Your replies so far are excellent. You're pointing out things I've overlooked, t...

einhverfr · on Nov 7, 2011

> I don't follow your argument here. Could you restate it?

Sure.

Quick note, will use PostgreSQL SQL for this post.

Ok, take a simple example regarding US street addresses.

A street address contains the following important portions:

1) Street address designation (may or may not start with a digit). We will call this 'address' for relational purposes. 2) City 3) State 4) Zipcode

As for data value dependencies:

zipcode is functionally dependent on (city, state), and so for normalization purposes we might create two relations, assuming this is all the data we ever intend to store (which of course is always a bad assumption):

create table zipcode(zipcode varchar(10) not null primary key, city text not null, state text not null, id serial not null unique);

create table street( id serial not null, address text, zipcode_id int references zipcode(id), primary key(address, zipcode_id));

So far this works fine. However, suppose I need to place an additional constraint on (address) for some subset of (zipcodes), let's say all those in New York City. I can't do it declaratively, because all data constraints must be internal to a relation.

So at that point I have two options:

1) You can write a function which determines whether a zipcode_id matches the constraint and check on that, or

2) You can denormalize your schema and add the constraint declaratively.

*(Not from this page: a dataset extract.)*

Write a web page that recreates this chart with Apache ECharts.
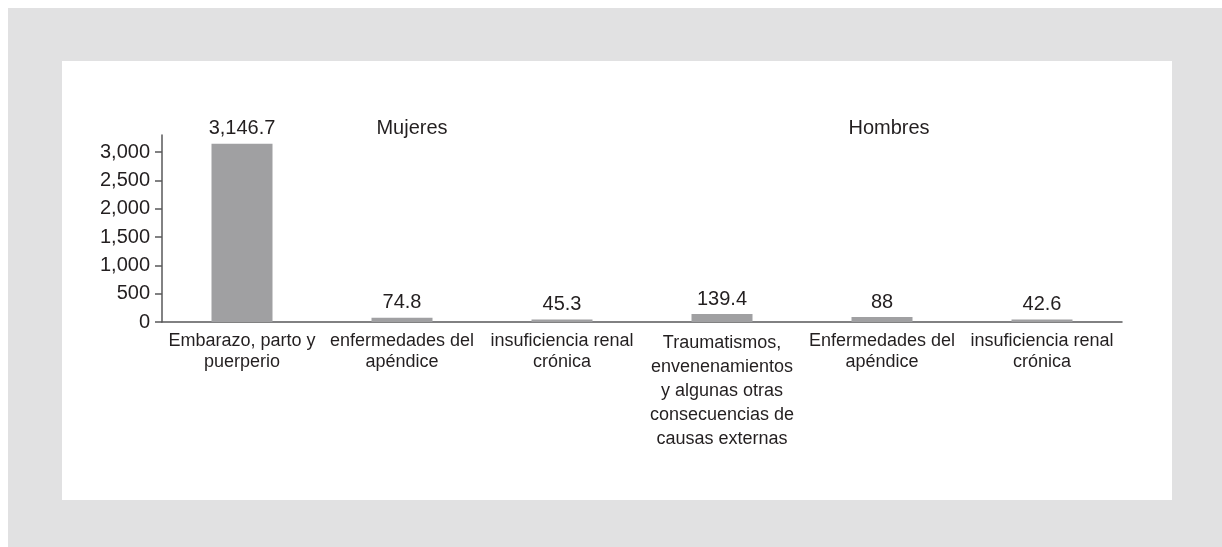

I did some searching and determined strangely that although subqueries in check constraints are part of SQL92, the only "database" that seems to support them is MS Access. But while there are obvious issues regarding performance, I don't see why these couldn't be solved using indexes the same way foreign keys are typically addressed.

> Poking around the Oracle documentation and Ask Tom articles, it seems to be more art than science; mostly based on creating compound indices over the relevant fields. Oracle is smart enough to use an index if it's there for a recursive field, but will struggle unless there's a compound index for other fields. I don't see an obvious way to create what you might call 'recursive indices', short of having an MV.

No, there is an inherent problem here. Your index depends on other data in the database to be accurate. You can create an index over parent, etc. but you still end up having to check the hierarchy all the way down to find the path. You can't just index the path.

Consider this:

CREATE TABLE treetest (id int, parent int references treetest(id));

INSERT INTO treetest (id, parent) values (1, null), (2, 1), (3, 1), (4, 1), (5, 2), (6, 2), (7, 6);

The path to 7 is: 1,2,6,7. To find this, I have to hit 4 records in a recursive query. That means 4 scans.

So suppose we index this value, reducing this to one scan.

Then suppose we: update treetest set parent = 3 where id = 6;

and now our index doesn't match the actual path anymore.

With specialized hierachical databases, you could keep such paths indexed and make sure they are updated when any node in the path changes. There isn't a good way to do this in relational systems though because it is outside the concept of a relational index.

> My contention is that we, as a profession of people who Like Cool Things, tend to discount the value of ACID early and then painfully rediscover its value later on. The business value of ACID is not revealable in a benchmark, so nobody writes breathless blog posts where DrongoDB is 10,000x more atomic than MetaspasmCache.

No doubt about that. I think we are 100% in agreement there!

I'd also add that while RDBMS's aren't really optimal as backings for something like LDAP for a big directory, and while RDBMS's are horribly abused by dev's who don't understand them (ORM's and the like), they really are amazing, valuable tools, which are rarely valued enough or used to their fullest.

Later this week, I expect to write a bit of a blog post on http://ledgersmbdev.blogspot.com on why the intelligent database model (for RDBMS's) is usually the right model for the development of many business applications.

einhverfr · on Nov 7, 2011

In response to PostgreSQL's custom index types, taking a quick look at the API, I don't see a way of telling GiST indexes which entries need to be updated when a row's parent id is changed.

Consequently I don't believe there is a reasonable way to index this because there is no way to ensure the indexes are current and so you don't have a good way of testing that a row is in a path on the tree other than building the tree with recursive subqueries.

The thing is, unless you have a system which is aware of hierarchical relationships between the rows (which by definition is outside the relational model), you have no way of handling this gracefully. So here you have lots of reads, I really think dedicated hierarchical systems will win for hierarchical data.

Of course this wouldn't necessarily mean you couldn't store everything in the RDBMS and periodically export it to the hierarchical store.....

jacques_chester · on Nov 7, 2011

Informative replies, thank you.

> 1) You can write a function which determines whether a zipcode_id matches the constraint and check on that, or

Ah, this old chestnut. Been there, written the PL/SQL trigger, got the t-shirt. Agreed that there isn't a purely declarative approach here.

> You can't just index the path.

Postgres might be the winner here, if someone sufficiently motivated came along and wrote a custom index type for this use case.